Единственным минусом древних полян, с точки зрения печерского монаха, было то, что они "бяху же погане: жруще озером, и кладязем и рощением, якоже прочий погани". (
Земля полян применительно к первой половине I тысячелетия н. э. - это одна из основных областей черняховской культуры с её высоким уровнем земледелия, скотоводства и ремесла, с её устойчивой хлебной торговлей с Римом, с её огромными открытыми селами и богатыми кладбищами. Даже культ священных озер и колодцев отразился в черняховском инвентаре, о чем свидетельствует аграрно-магический календарь летних языческих молений о дожде, нанесенный на тулове кувшина для священной воды.

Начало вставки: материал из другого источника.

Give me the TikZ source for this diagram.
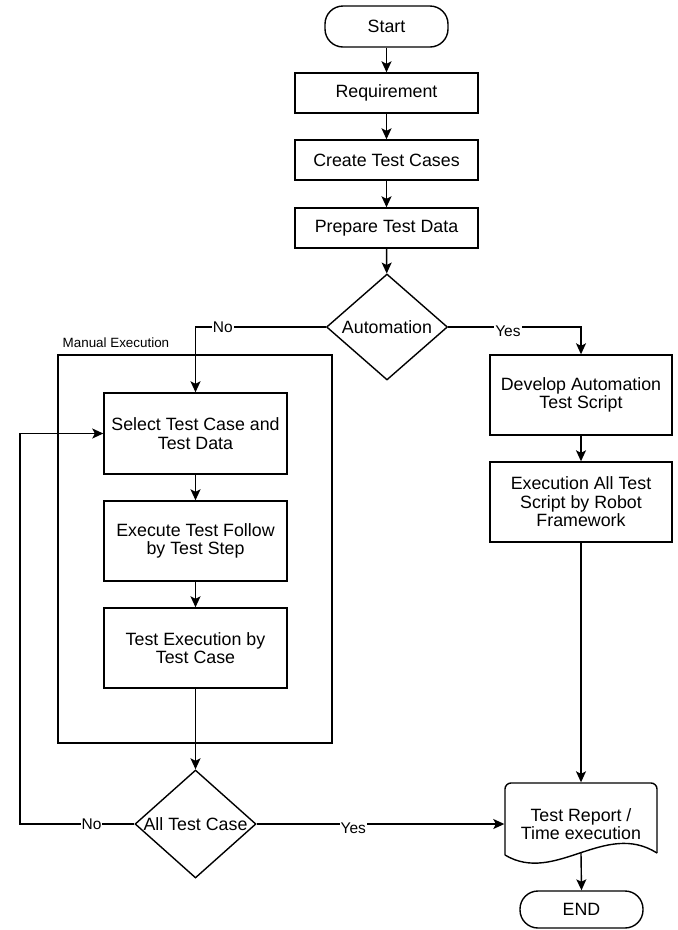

Черняховское поселение было и на месте Киева, первого княжеского центра полян.
Если бы какой-нибудь римский путешественник времен Птолемея побывал в богатых селах полян-черняховцев, а потом посетил бы позднезарубинецкие городища в землях древлян или радимичей с их примитивным натуральным хозяйством, родовым строем и полным отсутствием связей с римскими городами Причерноморья, то он должен был бы так же контрастно описать эти племена, как это сделал Нестор в XII в.
По сравнению с "мудрыми и смыслеными" полянами их лесные соседи, древляне и радимичи, действительно производили впечатление малокультурных племен, "живущих скотьскы". Первобытнообщинный строй здесь был в полной силе. Из летописи мы узнаем то, что невозможно выяснить по археологическим материалам, но что очень гармонично с ними сочетается: у лесных соседей полян была примитивная форма брака - умыкание девиц на игрищах, допускалось многоженство. По перечню того, чего не делали поляне, мы можем установить то, что допускали противопоставляемые им соседи: отсутствие "стыденья" к снохам, сестрам и свояченицам, пережитки матрилокального брака ("хожаще зять по невесту"). Древляне "убиваху друг друга", в чем, очевидно. следует видеть родовую кровную месть.
В итоге мы должны признать, что несторовская характеристика лесостепных (поляне) и лесных славянских племен, как резко различных по уровню своего развития, верна, но относить её нужно не к современникам Нестора и Мономаха, а к отдаленным их предкам времен Римской империи или к еще более ранним временам.
Рассмотрим текст Нестора, относящийся к славянам лесной зоны, выделив слова, нуждающиеся в комментировании.
"А Радимичи и Вятичи и Север одни обычай имеяху - живяху в лесе, якоже вьсякый зверь … И аще къто умьряше, - творяху тризнy над нимь. И посемь сътворяху краду велику и възложаху на крадy мьртвьца и съжьжаху и. Посемь, събравъше кости, въложаху в судину малу и поставляху на стълпе на путьх, еже творять Вятичи и ныне. Сиже творяху обычая и Кривичи и прочий погании, не ведуще закона божия, нъ творяще сами собе закон".(
Первым комментатором текста Нестора был летописец из Переяславля-Залесского, закончивший свою летопись в 1214 г. Слово "тризна" было ему понятно, и он оставил его без перевода. Загадочную "краду велику" он перевел словами: "громада дров велия", а к словам о поставлении погребальной урны на столпе он сделал интереснейшее дополнение: "…и в курганы сыпаху". (
Действительно, в начале XIII в. у вятичей еще существовал курганный обряд погребения(
Возвращаясь к вопросу о хронологии Нестерова описания, обратим внимание на то, что сам Нестор ни слова не сказал о насыпке каких бы то ни было насыпей, могил, курганов, следовательно, он писал о временах, когда курганный обряд погребения не стал еще повсеместным. Его описание очень точно соответствует археологическому понятию "полей погребальных урн". Окончательно утвердиться в этом мы сможем после того, как разберем всю погребальную терминологию Нестора, ставшую частично непонятной уже в XIII в.
Тризна. Под словом "тризна", творимая над покойником, надо понимать, конечно, не поминальный пир по умершему (носивший название "стравы"), а боевые игры, ристания, особые обряды, призванные отгонять смерть от оставшихся в живых, демонстрировавшие их жизнеспособность.